A widespread power outage in San Francisco that led to Waymo robotaxis blocking traffic earlier this month has raised concerns about the readiness of autonomous vehicle operators to handle major emergencies such as earthquakes and floods.
Driverless taxis from Waymo, a ubiquitous feature on the city’s streets, were stuck at intersections with their hazard lights turned on as traffic lights stopped working following a fire at a PG&E Corp substation that knocked out power to roughly one-third of the city on Dec. 20, videos posted on social media showed. Waymo, a subsidiary of Google parent company Alphabet Inc, halted operations, resuming a day later.
The incident has renewed calls for stricter regulation of the nascent but fast-growing industry as other companies, including Tesla Inc and Amazon.com Inc’s Zoox, race to expand robotaxi services in several cities.
“If you get a response to a blackout wrong, regulators are derelict if they do not respond to that by requiring some sort of proof that the earthquake scenario will be handled properly,” Carnegie Mellon University computer-engineering professor and autonomous-technology expert Philip Koopman said.
Robotaxi operators across the globe use remote access by humans — known in the industry as “teleoperation” — in varying degrees to monitor and control vehicles. Waymo, for example, has a team of human “fleet response” agents who respond to questions from the Waymo Driver, the bot driving the vehicle, when it encounters a particular situation.
Such remote assistance has its limitations, and the Waymo outage highlights the need to regulate how robotaxi operators use the technology, said Missy Cummings, director of the George Mason University Autonomy and Robotics Center and former adviser to the US road safety regulator.
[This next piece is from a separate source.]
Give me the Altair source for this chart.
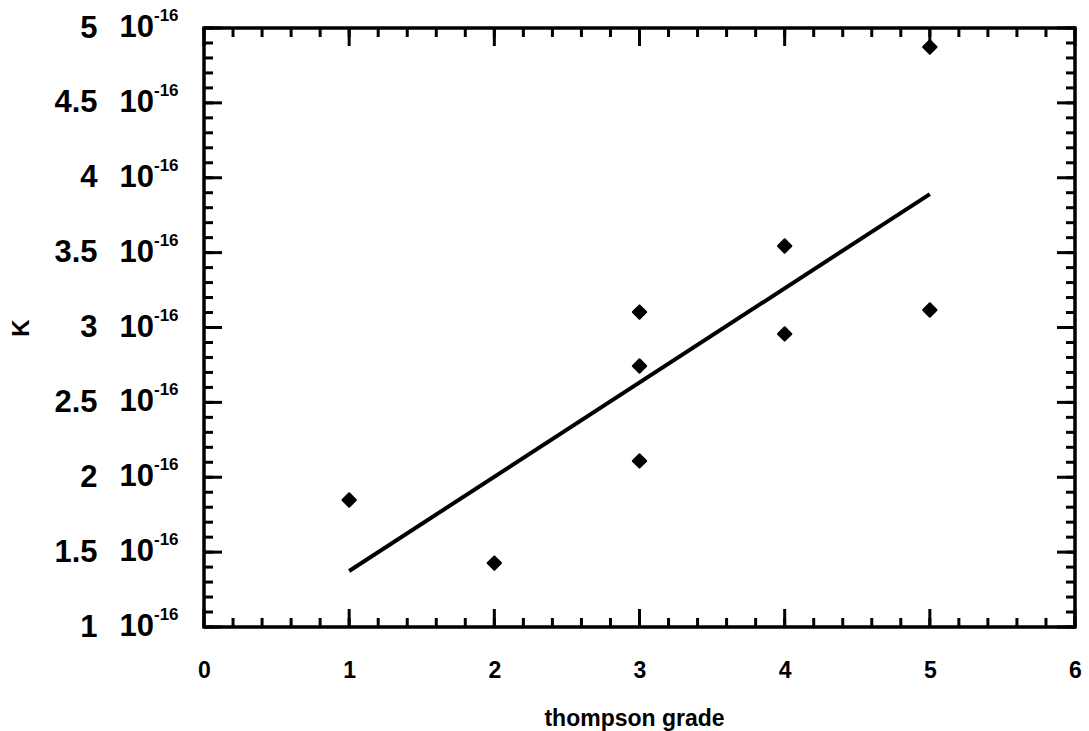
import altair as alt
import pandas as pd
import numpy as np

# data (K values expressed as multiples of 1e-16)
grade = [1, 2, 3, 3, 3, 4, 4, 5, 5]
k_mant = [1.848, 1.427, 3.103, 2.743, 2.109, 3.544, 2.957, 4.873, 3.117]
fit_grade = [1, 5]
fit_k = [1.374, 3.891]
exponent_label = "-16"

x_major = [0, 1, 2, 3, 4, 5, 6]
x_minor = list(np.round(np.arange(0, 6.0001, 0.2), 2))
y_major = [1, 1.5, 2, 2.5, 3, 3.5, 4, 4.5, 5]
y_minor = list(np.round(np.arange(1, 5.0001, 0.1), 2))

W, H = 871, 599
FONT = "Liberation Sans"

xs = alt.Scale(domain=[0, 6], nice=False, zero=False)
ys = alt.Scale(domain=[1, 5], nice=False, zero=False)

pts = pd.DataFrame({"grade": grade, "K": k_mant})
fit = pd.DataFrame({"grade": fit_grade, "K": fit_k})

xaxis = alt.Axis(values=x_major, format="d", domain=False, ticks=False, grid=False,
                 labelFont=FONT, labelFontSize=23, labelFontWeight="bold", labelColor="black",
                 labelPadding=50, labelBaseline="alphabetic", labelFlush=False,
                 title="thompson grade", titleFont=FONT, titleFontSize=23, titleFontWeight="bold",
                 titleColor="black", titleX=430, titleY=98, titleBaseline="alphabetic", titleAlign="center")
yaxis = alt.Axis(values=y_major, format=".1~f", domain=False, ticks=False, grid=False,
                 labelFont=FONT, labelFontSize=31, labelFontWeight="bold", labelColor="black",
                 labelPadding=107, labelBaseline="middle", labelAlign="right", labelFlush=False,
                 title="K", titleFont=FONT, titleFontSize=24, titleFontWeight="bold", titleColor="black",
                 titleAngle=270, titleX=-183, titleY=H / 2, titleBaseline="middle", titleAlign="center")

X = alt.X("grade:Q", scale=xs, axis=xaxis, title="thompson grade")
Y = alt.Y("K:Q", scale=ys, axis=yaxis, title="K")

line = alt.Chart(fit).mark_line(color="black", strokeWidth=4).encode(x=X, y=Y)

points = alt.Chart(pts).mark_point(shape="diamond", filled=True, color="black", size=180,
                                   stroke="black", strokeWidth=2, strokeJoin="round", opacity=1).encode(x=X, y=Y)

layers = [line, points]


def yticks(vals, length):
    base = alt.Chart(pd.DataFrame({"K": vals}))
    left = base.mark_rule(color="black", strokeWidth=3).encode(y=Y, x=alt.value(0), x2=alt.value(length))
    right = base.mark_rule(color="black", strokeWidth=3).encode(y=Y, x=alt.value(W), x2=alt.value(W - length))
    return [left, right]


def xticks(vals, length):
    base = alt.Chart(pd.DataFrame({"grade": vals}))
    bottom = base.mark_rule(color="black", strokeWidth=3).encode(x=X, y=alt.value(H), y2=alt.value(H - length))
    top = base.mark_rule(color="black", strokeWidth=3).encode(x=X, y=alt.value(0), y2=alt.value(length))
    return [bottom, top]


layers += yticks(y_minor, 9) + yticks(y_major, 18) + xticks(x_minor, 9) + xticks(x_major, 18)

ylab = alt.Chart(pd.DataFrame({"K": y_major}))
ten = ylab.mark_text(align="right", baseline="middle", font=FONT, fontSize=31, fontWeight="bold",
                     color="black", text="10").encode(y=Y, x=alt.value(-50))
sup = ylab.mark_text(align="left", baseline="middle", font=FONT, fontSize=17, fontWeight="bold",
                     color="black", text=exponent_label, dy=-12).encode(y=Y, x=alt.value(-50))
layers += [ten, sup]

chart = alt.layer(*layers).properties(
    width=W, height=H,
    autosize=alt.AutoSizeParams(type="none"),
    padding={"left": 204, "top": 28, "right": 14, "bottom": 104},
    background="white",
).configure_view(stroke="black", strokeWidth=3.5)

chart.save("out.html", embed_options={"renderer": "svg", "actions": False})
“The whole point of having remote operations is for humans to be there when the system is not responsive in the way it should be,” she said.
“The federal government needs to regulate remote operations,” Cummings said. “They need to make sure that there’s backup remote operations when there’s some kind of catastrophic failure.”
California’s Department of Motor Vehicles (DMV) and the California Public Utilities Commission, which regulate and issue permits for the testing and commercial deployment of robotaxis, have said they are looking into the incident.
The DMV said it was talking to Waymo and other autonomous vehicle makers about actions related to emergency situations. It also said it was formulating regulations to ensure remote drivers “meet high standards for safety, accountability and responsiveness.”
Robotaxis have returned to the spotlight as Tesla began service in Austin, Texas earlier this year as CEO Elon Musk promises rapid expansion. Waymo, which has grown slowly and steadily over the years since its launch as Google’s self-driving project in 2009, has accelerated expansion.
Cummings and Koopman said robotaxi operators should face additional permitting requirements once their fleets grow beyond a certain size to ensure that they have adequate capabilities to deal with large-scale failures.
“If this had been an earthquake, it would have been a problem,” Koopman said. “This is just a shot across the bow.”